## Stored data
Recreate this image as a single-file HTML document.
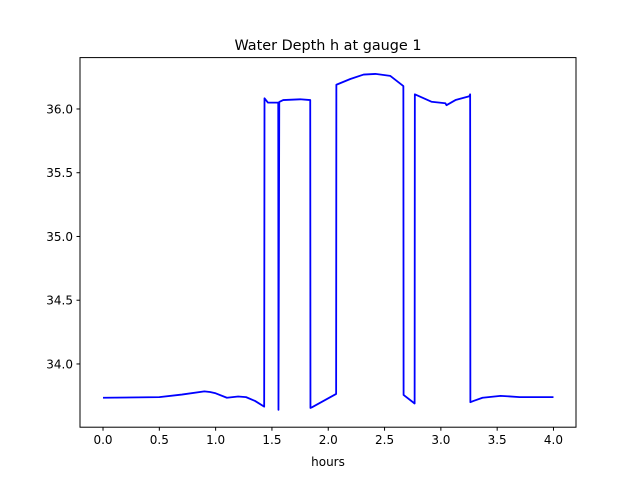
<!DOCTYPE html>
<html><head><meta charset="utf-8"><style>
body{margin:0;background:#fff;font-family:"Liberation Sans","DejaVu Sans",sans-serif}
svg text{font-family:"DejaVu Sans","Liberation Sans",sans-serif}
</style></head><body>
<svg id="chart" width="640" height="480">
<rect width="640" height="480" fill="#fff"/>
<text x="328" y="50" text-anchor="middle" font-size="14.4">Water Depth h at gauge 1</text>
<g id="plot"></g>
<rect x="80" y="57.6" width="496" height="369.6" fill="none" stroke="#000" stroke-width="1"/>
<text x="328" y="466" text-anchor="middle" font-size="12">hours</text>
</svg>
<script>
const xTicks=[0,0.5,1,1.5,2,2.5,3,3.5,4];
const xTickLabels=["0.0","0.5","1.0","1.5","2.0","2.5","3.0","3.5","4.0"];
const yTicks=[34,34.5,35,35.5,36];
const yTickLabels=["34.0","34.5","35.0","35.5","36.0"];
const hours=[0,0.5,0.7,0.9,0.95,1.0,1.1,1.2,1.27,1.35,1.431,1.434,1.464,1.54,1.556,1.558,1.565,1.6,1.75,1.84,1.842,1.855,2.07,2.072,2.196,2.314,2.418,2.55,2.667,2.669,2.767,2.769,2.916,3.04,3.05,3.13,3.253,3.26,3.262,3.29,3.37,3.53,3.7,4.0];
const depth=[33.735,33.74,33.76,33.785,33.78,33.77,33.735,33.745,33.74,33.71,33.665,36.084,36.05,36.05,36.05,33.64,36.055,36.07,36.076,36.07,33.655,33.66,33.765,36.19,36.235,36.27,36.275,36.26,36.18,33.757,33.69,36.115,36.057,36.045,36.03,36.07,36.1,36.115,33.70,33.71,33.735,33.75,33.74,33.74];
const L=80,R=576,T=57.6,B=427.2,xmin=-0.2044,xmax=4.2,ymin=33.504,ymax=36.403;
const sx=v=>L+(v-xmin)/(xmax-xmin)*(R-L);
const sy=v=>B-(v-ymin)/(ymax-ymin)*(B-T);
const NS="http://www.w3.org/2000/svg",g=document.getElementById('plot');
function mk(t,a){const e=document.createElementNS(NS,t);for(const k in a)e.setAttribute(k,a[k]);g.appendChild(e);return e;}
xTicks.forEach((v,i)=>{
 const t=mk('line',{x1:sx(v),x2:sx(v),y1:B,y2:B+3.5,stroke:'#000'});
 
 
 const l=mk('text',{x:sx(v),y:B+17,'text-anchor':'middle','font-size':'12'});
 l.textContent=xTickLabels[i];
 
 
});
yTicks.forEach((v,i)=>{
 const t=mk('line',{x1:L-3.5,x2:L,y1:sy(v),y2:sy(v),stroke:'#000'});
 
 
 const l=mk('text',{x:L-7,y:sy(v)+4.5,'text-anchor':'end','font-size':'12'});
 l.textContent=yTickLabels[i];
 
 
});
const p=mk('polyline',{points:hours.map((h,i)=>sx(h)+','+sy(depth[i])).join(' '),fill:'none',stroke:'#0000ff','stroke-width':'1.8','stroke-linejoin':'round'});


</script>
</body></html>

## Task requirements
Omit each picture, then return all of the listing exactly as it stands.

## Answer below
Recreate this image as a single-file HTML document.
<!DOCTYPE html>
<html><head><meta charset="utf-8"><style>
body{margin:0;background:#fff;font-family:"Liberation Sans","DejaVu Sans",sans-serif}
svg text{font-family:"DejaVu Sans","Liberation Sans",sans-serif}
</style></head><body>
<svg id="chart" width="640" height="480">
<rect width="640" height="480" fill="#fff"/>
<text x="328" y="50" text-anchor="middle" font-size="14.4">Water Depth h at gauge 1</text>
<g id="plot"></g>
<rect x="80" y="57.6" width="496" height="369.6" fill="none" stroke="#000" stroke-width="1"/>
<text x="328" y="466" text-anchor="middle" font-size="12">hours</text>
</svg>
<script>
const xTicks=[0,0.5,1,1.5,2,2.5,3,3.5,4];
const xTickLabels=["0.0","0.5","1.0","1.5","2.0","2.5","3.0","3.5","4.0"];
const yTicks=[34,34.5,35,35.5,36];
const yTickLabels=["34.0","34.5","35.0","35.5","36.0"];
const hours=[0,0.5,0.7,0.9,0.95,1.0,1.1,1.2,1.27,1.35,1.431,1.434,1.464,1.54,1.556,1.558,1.565,1.6,1.75,1.84,1.842,1.855,2.07,2.072,2.196,2.314,2.418,2.55,2.667,2.669,2.767,2.769,2.916,3.04,3.05,3.13,3.253,3.26,3.262,3.29,3.37,3.53,3.7,4.0];
const depth=[33.735,33.74,33.76,33.785,33.78,33.77,33.735,33.745,33.74,33.71,33.665,36.084,36.05,36.05,36.05,33.64,36.055,36.07,36.076,36.07,33.655,33.66,33.765,36.19,36.235,36.27,36.275,36.26,36.18,33.757,33.69,36.115,36.057,36.045,36.03,36.07,36.1,36.115,33.70,33.71,33.735,33.75,33.74,33.74];
const L=80,R=576,T=57.6,B=427.2,xmin=-0.2044,xmax=4.2,ymin=33.504,ymax=36.403;
const sx=v=>L+(v-xmin)/(xmax-xmin)*(R-L);
const sy=v=>B-(v-ymin)/(ymax-ymin)*(B-T);
const NS="http://www.w3.org/2000/svg",g=document.getElementById('plot');
function mk(t,a){const e=document.createElementNS(NS,t);for(const k in a)e.setAttribute(k,a[k]);g.appendChild(e);return e;}
xTicks.forEach((v,i)=>{
 const t=mk('line',{x1:sx(v),x2:sx(v),y1:B,y2:B+3.5,stroke:'#000'});
 
 
 const l=mk('text',{x:sx(v),y:B+17,'text-anchor':'middle','font-size':'12'});
 l.textContent=xTickLabels[i];
 
 
});
yTicks.forEach((v,i)=>{
 const t=mk('line',{x1:L-3.5,x2:L,y1:sy(v),y2:sy(v),stroke:'#000'});
 
 
 const l=mk('text',{x:L-7,y:sy(v)+4.5,'text-anchor':'end','font-size':'12'});
 l.textContent=yTickLabels[i];
 
 
});
const p=mk('polyline',{points:hours.map((h,i)=>sx(h)+','+sy(depth[i])).join(' '),fill:'none',stroke:'#0000ff','stroke-width':'1.8','stroke-linejoin':'round'});


</script>
</body></html>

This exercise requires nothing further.